Tuesday, August 11, 2015

Influence Operations and the Treatment of Journalists

The NY Times of August 10, 2015 ran an OpEd “The Pentagon and the Wartime Press”, when I went on line to give y’all a URL reference, I couldn’t help but notice that the on-line title was “The Pentagon’s Dangerous Views on the Wartime Press” (see:  http://www.nytimes.com/2015/08/10/opinion/the-pentagons-dangerous-views-on-the-wartime-press.html?_r=0; which is also the photo source).

The source, Law of War Manual can be found at: www.defense.gov/pubs/Law-of-War-Manual-June-2015.pdf.

The OpEd is concerned with the US DOD treatment of journalists. It is more or less implied that journalists provide a vital and Constitutionaly protected service by informing US citizens about what their military is doing.

While I haven’t read the Manual, I will make the assumption that the Manual is trying to provide ‘guidance’ for OPSEC purposes, not to muzzle the press.

We all realize that careless reporting, like careless use of Social Media can have dire consequences in combat and it’s always useful to have a source to help justify actions.

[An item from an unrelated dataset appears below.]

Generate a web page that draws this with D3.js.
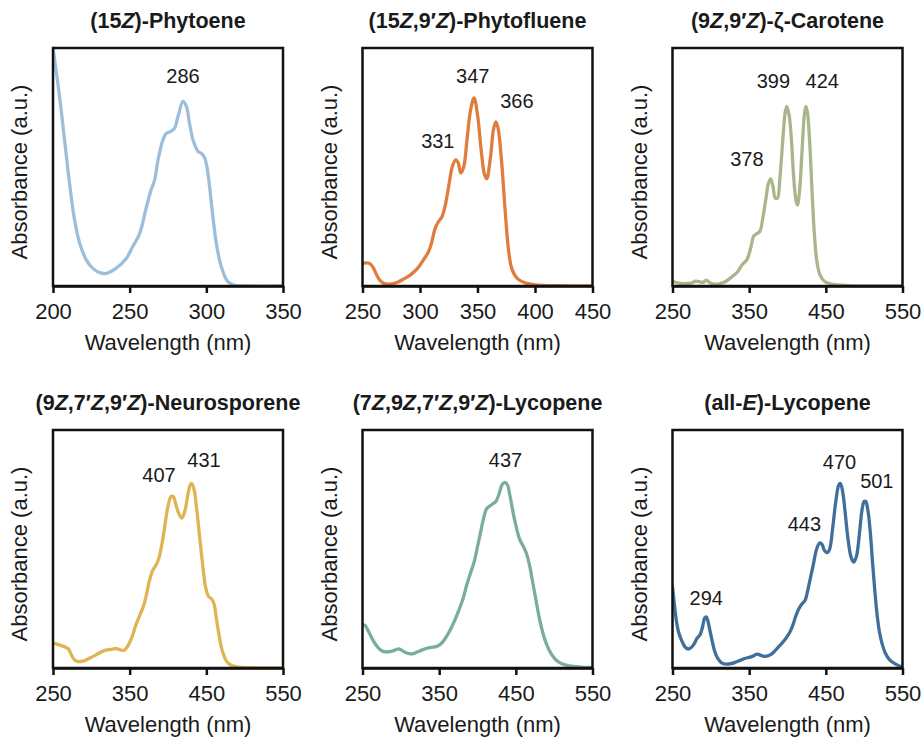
<!DOCTYPE html>
<html>
<head>
<meta charset="utf-8">
<script src="https://cdn.jsdelivr.net/npm/d3@7/dist/d3.min.js"></script>
<style>
  html, body { margin: 0; padding: 0; background: #ffffff; }
  svg { display: block; }
  text { font-family: "Liberation Sans", Arial, Helvetica, sans-serif; fill: #1a1a1a; }
</style>
</head>
<body>
<svg id="chart" width="922" height="740"></svg>
<script>
// ---------- DATA (wavelength nm, relative absorbance) ----------
const phytoene = [[200,1.0],[204,0.81],[207.6,0.61],[211,0.42],[214,0.28],[217.4,0.18],[221.7,0.11],[226,0.074],[230.4,0.056],[234.8,0.053],[241,0.074],[247.8,0.116],[252,0.166],[256.5,0.22],[261,0.334],[264,0.404],[266.3,0.446],[268.5,0.53],[271.7,0.614],[274,0.642],[277,0.65],[279.3,0.663],[281.5,0.712],[284.8,0.776],[287,0.755],[289,0.684],[291.3,0.614],[294.6,0.565],[296.7,0.558],[299,0.537],[301,0.474],[304.3,0.29],[306.5,0.18],[309.8,0.08],[314,0.018],[318,0.004],[330,0],[350,0]];
const phytofluene = [[250,0.095],[253,0.097],[256,0.095],[259,0.08],[262,0.05],[265,0.025],[269,0.01],[274,0.008],[280,0.015],[286,0.03],[292,0.048],[298,0.075],[303,0.11],[307,0.14],[310,0.18],[313,0.24],[316,0.27],[319,0.29],[322,0.34],[325,0.42],[328,0.50],[331,0.53],[333,0.52],[335.5,0.475],[338,0.50],[341,0.62],[344,0.74],[347,0.79],[350,0.72],[353,0.58],[356,0.47],[358,0.45],[361,0.53],[364,0.66],[366,0.69],[368,0.66],[371,0.52],[374,0.32],[377,0.15],[380,0.07],[385,0.03],[392,0.012],[400,0.005],[420,0.001],[450,0]];
const zetaCarotene = [[250,0.02],[258,0.012],[266,0.01],[274,0.012],[280,0.02],[285,0.018],[290,0.015],[294,0.025],[298,0.015],[304,0.008],[312,0.01],[320,0.02],[328,0.04],[335,0.06],[341,0.09],[347,0.11],[352,0.16],[356,0.21],[360,0.22],[364,0.23],[368,0.29],[372,0.37],[375,0.43],[378,0.45],[381,0.42],[384,0.37],[387,0.37],[390,0.45],[394,0.62],[397,0.73],[399,0.755],[402,0.72],[405,0.62],[408,0.46],[411,0.36],[413,0.34],[416,0.41],[419,0.57],[422,0.72],[424,0.755],[426,0.73],[429,0.60],[432,0.40],[435,0.22],[438,0.11],[442,0.05],[448,0.02],[458,0.008],[480,0.002],[550,0]];
const neurosporene = [[250,0.105],[258,0.097],[266,0.088],[270,0.08],[274,0.055],[278,0.035],[283,0.027],[290,0.03],[297,0.04],[305,0.053],[312,0.066],[319,0.075],[326,0.078],[332,0.082],[338,0.076],[343,0.075],[348,0.095],[353,0.13],[358,0.18],[363,0.22],[368,0.26],[372,0.31],[376,0.37],[380,0.41],[384,0.43],[388,0.46],[392,0.52],[396,0.60],[400,0.68],[404,0.72],[407,0.72],[410,0.69],[414,0.65],[418,0.63],[422,0.66],[426,0.73],[429,0.77],[431,0.775],[434,0.75],[437,0.68],[441,0.56],[445,0.44],[449,0.34],[453,0.30],[457,0.29],[460,0.27],[463,0.21],[467,0.13],[471,0.07],[476,0.03],[482,0.012],[490,0.005],[510,0.001],[550,0]];
const prolycopene = [[250,0.18],[253,0.18],[256,0.165],[260,0.14],[264,0.115],[268,0.095],[272,0.08],[277,0.07],[282,0.068],[287,0.07],[292,0.075],[297,0.08],[301,0.075],[306,0.065],[311,0.06],[316,0.06],[322,0.068],[328,0.076],[334,0.083],[340,0.087],[346,0.09],[351,0.098],[356,0.115],[361,0.14],[366,0.17],[371,0.205],[376,0.245],[381,0.29],[386,0.35],[391,0.40],[396,0.45],[400,0.51],[404,0.57],[408,0.63],[412,0.67],[416,0.68],[420,0.69],[424,0.70],[428,0.73],[432,0.77],[436,0.78],[439,0.77],[442,0.73],[446,0.66],[450,0.60],[455,0.54],[460,0.51],[464,0.48],[468,0.43],[472,0.36],[476,0.29],[480,0.22],[485,0.15],[490,0.10],[496,0.06],[502,0.035],[510,0.018],[520,0.009],[535,0.004],[550,0.002]];
const allELycopene = [[250,0.34],[252,0.28],[255,0.2],[258,0.15],[262,0.115],[266,0.09],[270,0.08],[274,0.085],[278,0.10],[282,0.125],[286,0.14],[289,0.17],[292,0.21],[294,0.215],[296,0.2],[299,0.155],[302,0.11],[305,0.07],[309,0.04],[314,0.022],[320,0.016],[326,0.018],[332,0.024],[338,0.032],[344,0.04],[350,0.045],[355,0.05],[360,0.058],[364,0.055],[368,0.05],[373,0.05],[378,0.056],[383,0.07],[388,0.088],[393,0.105],[398,0.125],[403,0.15],[407,0.18],[411,0.22],[415,0.25],[419,0.27],[423,0.285],[426,0.32],[430,0.38],[434,0.44],[438,0.50],[442,0.525],[445,0.52],[448,0.495],[452,0.485],[455,0.50],[459,0.59],[463,0.70],[467,0.77],[469,0.775],[472,0.74],[475,0.66],[479,0.54],[483,0.465],[486.5,0.445],[490,0.47],[494,0.57],[497,0.66],[500,0.70],[502,0.70],[505,0.66],[508,0.57],[511,0.44],[514,0.32],[517,0.22],[520,0.15],[524,0.095],[528,0.06],[533,0.035],[540,0.018],[546,0.008],[550,0.004]];

// titles: text between * is italic
const titles = ["(15*Z*)-Phytoene", "(15*Z*,9′*Z*)-Phytofluene", "(9*Z*,9′*Z*)-ζ-Carotene",
                "(9*Z*,7′*Z*,9′*Z*)-Neurosporene", "(7*Z*,9*Z*,7′*Z*,9′*Z*)-Lycopene", "(all-*E*)-Lycopene"];
const series = [phytoene, phytofluene, zetaCarotene, neurosporene, prolycopene, allELycopene];
const xDomains = [[200,350],[250,450],[250,550],[250,550],[250,550],[250,550]];
const xTicks = [[200,250,300,350],[250,300,350,400,450],[250,350,450,550],[250,350,450,550],[250,350,450,550],[250,350,450,550]];
// peak labels: [text, wavelength at label centre, absorbance at label baseline]
const peakLabels = [
  [["286",284.8,0.853]],
  [["331",315.5,0.58],["347",345.9,0.852],["366",384.2,0.747]],
  [["378",347,0.503],["399",381.6,0.831],["424",445.3,0.831]],
  [["407",388.3,0.782],["431",447,0.845]],
  [["437",436.5,0.845]],
  [["294",294,0.266],["443",422,0.575],["470",467.8,0.835],["501",516.5,0.758]]
];
const colors = ["#9dbedb", "#e07c3e", "#a9b68a", "#dfb452", "#7aad9a", "#3f6f9a"];
const xAxisTitle = "Wavelength (nm)";
const yAxisTitle = "Absorbance (a.u.)";

// ---------- LAYOUT ----------
const svg = d3.select("#chart");
const panelLefts = [53, 362.5, 672.5];
const panelTops = [48, 430];
const pw = 230, ph = 238;

series.forEach((data, i) => {
  const col = i % 3, row = Math.floor(i / 3);
  const left = panelLefts[col], top = panelTops[row];
  const g = svg.append("g").attr("transform", `translate(${left},${top})`);
  const x = d3.scaleLinear().domain(xDomains[i]).range([0, pw]);
  const y = d3.scaleLinear().domain([0, 1]).range([ph, 0]);

  // curve
  const clipId = "clip" + i;
  g.append("clipPath").attr("id", clipId).append("rect")
    .attr("x", 0).attr("y", -2).attr("width", pw).attr("height", ph + 2);
  g.append("path")
    .datum(data)
    .attr("clip-path", `url(#${clipId})`)
    .attr("fill", "none")
    .attr("stroke", colors[i])
    .attr("stroke-width", 3.3)
    .attr("stroke-linejoin", "round")
    .attr("stroke-linecap", "round")
    .attr("d", d3.line().x(d => x(d[0])).y(d => y(d[1])).curve(d3.curveCatmullRom.alpha(0.5)));

  // box
  g.append("rect").attr("x", 0).attr("y", 0).attr("width", pw).attr("height", ph)
    .attr("fill", "none").attr("stroke", "#111").attr("stroke-width", 2.5);

  // x axis
  const ax = g.append("g").attr("transform", `translate(0,${ph})`)
    .call(d3.axisBottom(x).tickValues(xTicks[i]).tickSize(7).tickSizeOuter(0).tickPadding(10).tickFormat(d3.format("d")));
  ax.select(".domain").attr("stroke", "#111").attr("stroke-width", 2.5);
  ax.selectAll(".tick line").attr("stroke", "#111").attr("stroke-width", 2.5);
  ax.selectAll(".tick text")
    .attr("font-family", '"Liberation Sans", Arial, sans-serif')
    .attr("font-size", 22).attr("fill", "#1a1a1a");

  // axis titles
  g.append("text").attr("x", pw / 2).attr("y", ph + 64)
    .attr("text-anchor", "middle").attr("font-size", 22).text(xAxisTitle);
  g.append("text")
    .attr("transform", `translate(-26,${ph / 2 + 5}) rotate(-90)`)
    .attr("text-anchor", "middle").attr("font-size", 22).text(yAxisTitle);

  // panel title
  const t = g.append("text").attr("x", pw / 2).attr("y", -20)
    .attr("text-anchor", "middle").attr("font-size", 21.5).attr("font-weight", "bold");
  titles[i].split("*").forEach((part, k) => {
    if (!part) return;
    t.append("tspan").attr("font-style", k % 2 ? "italic" : "normal").text(part);
  });

  // peak labels
  g.selectAll(".peak").data(peakLabels[i]).enter().append("text")
    .attr("class", "peak")
    .attr("x", d => x(d[1])).attr("y", d => y(d[2]))
    .attr("text-anchor", "middle").attr("font-size", 20).text(d => d[0]);
});
</script>
</body>
</html>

Unfortunately I have to characterize the Gray Lady’s piece as a knee jerk, out of context, arm-waving diatribe.

However, the point of this posting is not to critique the piece, but rather cause a pause in the ‘community’.

Our world is outside the US. MISO take place outside the US and are addressed to foreign audiences. Of necessity foreign audiences include foreign journalists.

Public Affairs is the lead organization for working with foreign media and there is absolutely no question that this is the case. MISO often needs to optimize foreign media support for the CDR’s goals and operations.

MISO often functions as an advertiser in foreign media and can retain writers and journalists in foreign markets to develop work in foreign media that supports the CDR. In some cases this may rise to the level where MISO becomes the champion of selected foreign media to help them get the support they need to tell our story.

One of the elements missing in the OpEd is that most overseas operations are not undertaken by the US alone. General McChrystal noted 46 countries taking part in Afghanistan. Not having deployed recently – I look to y’all to advise whether or not the US rules for journalists was the SOP for Coalition forces and to comment on whether the Coalition partners all followed the US rules or if they took certain liberties either with their own national media or ‘favored’ foreign media.